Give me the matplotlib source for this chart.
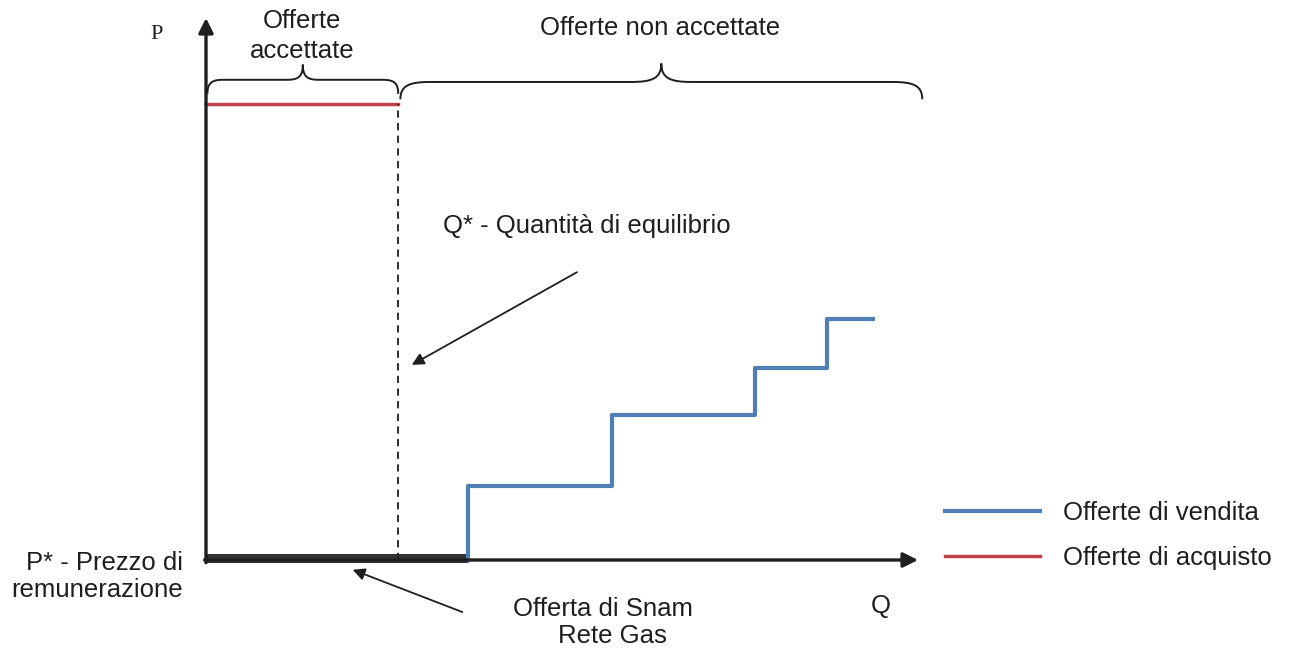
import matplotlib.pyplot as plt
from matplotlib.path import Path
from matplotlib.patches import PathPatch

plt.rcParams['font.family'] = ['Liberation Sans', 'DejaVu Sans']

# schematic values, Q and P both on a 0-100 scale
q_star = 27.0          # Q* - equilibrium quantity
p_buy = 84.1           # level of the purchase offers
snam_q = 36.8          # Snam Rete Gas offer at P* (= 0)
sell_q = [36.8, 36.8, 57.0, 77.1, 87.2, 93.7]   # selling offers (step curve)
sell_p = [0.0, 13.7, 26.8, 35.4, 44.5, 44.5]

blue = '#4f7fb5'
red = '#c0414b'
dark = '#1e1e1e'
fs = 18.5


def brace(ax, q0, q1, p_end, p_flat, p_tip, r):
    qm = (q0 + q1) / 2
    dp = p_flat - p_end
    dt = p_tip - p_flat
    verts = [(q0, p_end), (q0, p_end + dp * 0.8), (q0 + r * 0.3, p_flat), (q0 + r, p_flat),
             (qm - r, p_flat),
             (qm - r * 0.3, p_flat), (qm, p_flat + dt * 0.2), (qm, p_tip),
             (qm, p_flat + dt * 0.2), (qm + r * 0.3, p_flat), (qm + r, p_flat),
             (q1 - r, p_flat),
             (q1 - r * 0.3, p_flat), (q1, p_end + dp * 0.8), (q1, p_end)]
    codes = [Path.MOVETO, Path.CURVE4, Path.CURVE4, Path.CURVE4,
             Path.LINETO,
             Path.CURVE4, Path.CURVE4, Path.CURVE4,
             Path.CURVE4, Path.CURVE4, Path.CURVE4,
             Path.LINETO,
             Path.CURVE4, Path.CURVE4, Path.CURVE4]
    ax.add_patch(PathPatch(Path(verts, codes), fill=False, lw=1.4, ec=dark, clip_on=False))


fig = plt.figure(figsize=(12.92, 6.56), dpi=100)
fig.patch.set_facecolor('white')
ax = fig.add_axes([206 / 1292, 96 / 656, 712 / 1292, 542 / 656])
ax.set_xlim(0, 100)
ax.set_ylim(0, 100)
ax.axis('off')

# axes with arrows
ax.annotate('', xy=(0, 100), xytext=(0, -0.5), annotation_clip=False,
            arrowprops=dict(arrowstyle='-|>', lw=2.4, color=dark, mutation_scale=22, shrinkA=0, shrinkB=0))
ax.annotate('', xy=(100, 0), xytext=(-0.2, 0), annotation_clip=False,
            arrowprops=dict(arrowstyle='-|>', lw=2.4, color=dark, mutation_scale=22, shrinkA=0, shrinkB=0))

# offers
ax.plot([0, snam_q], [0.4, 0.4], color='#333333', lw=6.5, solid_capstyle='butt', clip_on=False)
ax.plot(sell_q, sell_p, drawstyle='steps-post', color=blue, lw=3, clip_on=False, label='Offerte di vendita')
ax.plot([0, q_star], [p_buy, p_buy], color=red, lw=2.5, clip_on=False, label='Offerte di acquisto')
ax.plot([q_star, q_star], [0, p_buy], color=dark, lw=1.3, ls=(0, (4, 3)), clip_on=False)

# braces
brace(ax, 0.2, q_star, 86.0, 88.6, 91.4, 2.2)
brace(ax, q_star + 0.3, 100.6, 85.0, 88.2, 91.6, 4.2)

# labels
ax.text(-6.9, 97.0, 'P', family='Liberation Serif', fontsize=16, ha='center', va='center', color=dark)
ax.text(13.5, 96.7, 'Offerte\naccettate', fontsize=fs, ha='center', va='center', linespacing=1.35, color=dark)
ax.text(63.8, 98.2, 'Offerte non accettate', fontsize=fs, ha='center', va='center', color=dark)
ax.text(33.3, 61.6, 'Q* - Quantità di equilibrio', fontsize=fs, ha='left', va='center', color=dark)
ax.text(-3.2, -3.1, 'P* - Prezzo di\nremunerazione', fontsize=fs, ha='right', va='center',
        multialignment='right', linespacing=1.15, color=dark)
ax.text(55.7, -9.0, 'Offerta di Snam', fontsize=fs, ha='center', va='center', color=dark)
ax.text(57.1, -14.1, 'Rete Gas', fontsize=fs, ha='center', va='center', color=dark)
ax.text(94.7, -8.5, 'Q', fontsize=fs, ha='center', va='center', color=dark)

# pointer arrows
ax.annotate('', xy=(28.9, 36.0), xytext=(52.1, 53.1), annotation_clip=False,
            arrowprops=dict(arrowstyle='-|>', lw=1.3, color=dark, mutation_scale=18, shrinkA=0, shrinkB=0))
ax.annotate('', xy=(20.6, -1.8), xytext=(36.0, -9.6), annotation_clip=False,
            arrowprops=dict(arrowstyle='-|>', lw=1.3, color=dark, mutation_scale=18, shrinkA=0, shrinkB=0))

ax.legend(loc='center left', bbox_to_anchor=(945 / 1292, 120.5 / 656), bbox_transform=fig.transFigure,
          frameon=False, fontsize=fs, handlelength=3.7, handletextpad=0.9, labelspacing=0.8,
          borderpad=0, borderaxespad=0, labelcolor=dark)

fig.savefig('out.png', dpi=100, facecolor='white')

——

Leave out any pictures and return exactly the lines from the beginning of the data through the line with "plt.rcParams['font.family'] = ['Liberation", inclusive.

**Answer to this problem**
Give me the matplotlib source for this chart.
import matplotlib.pyplot as plt
from matplotlib.path import Path
from matplotlib.patches import PathPatch

plt.rcParams['font.family'] = ['Liberation Sans', 'DejaVu Sans']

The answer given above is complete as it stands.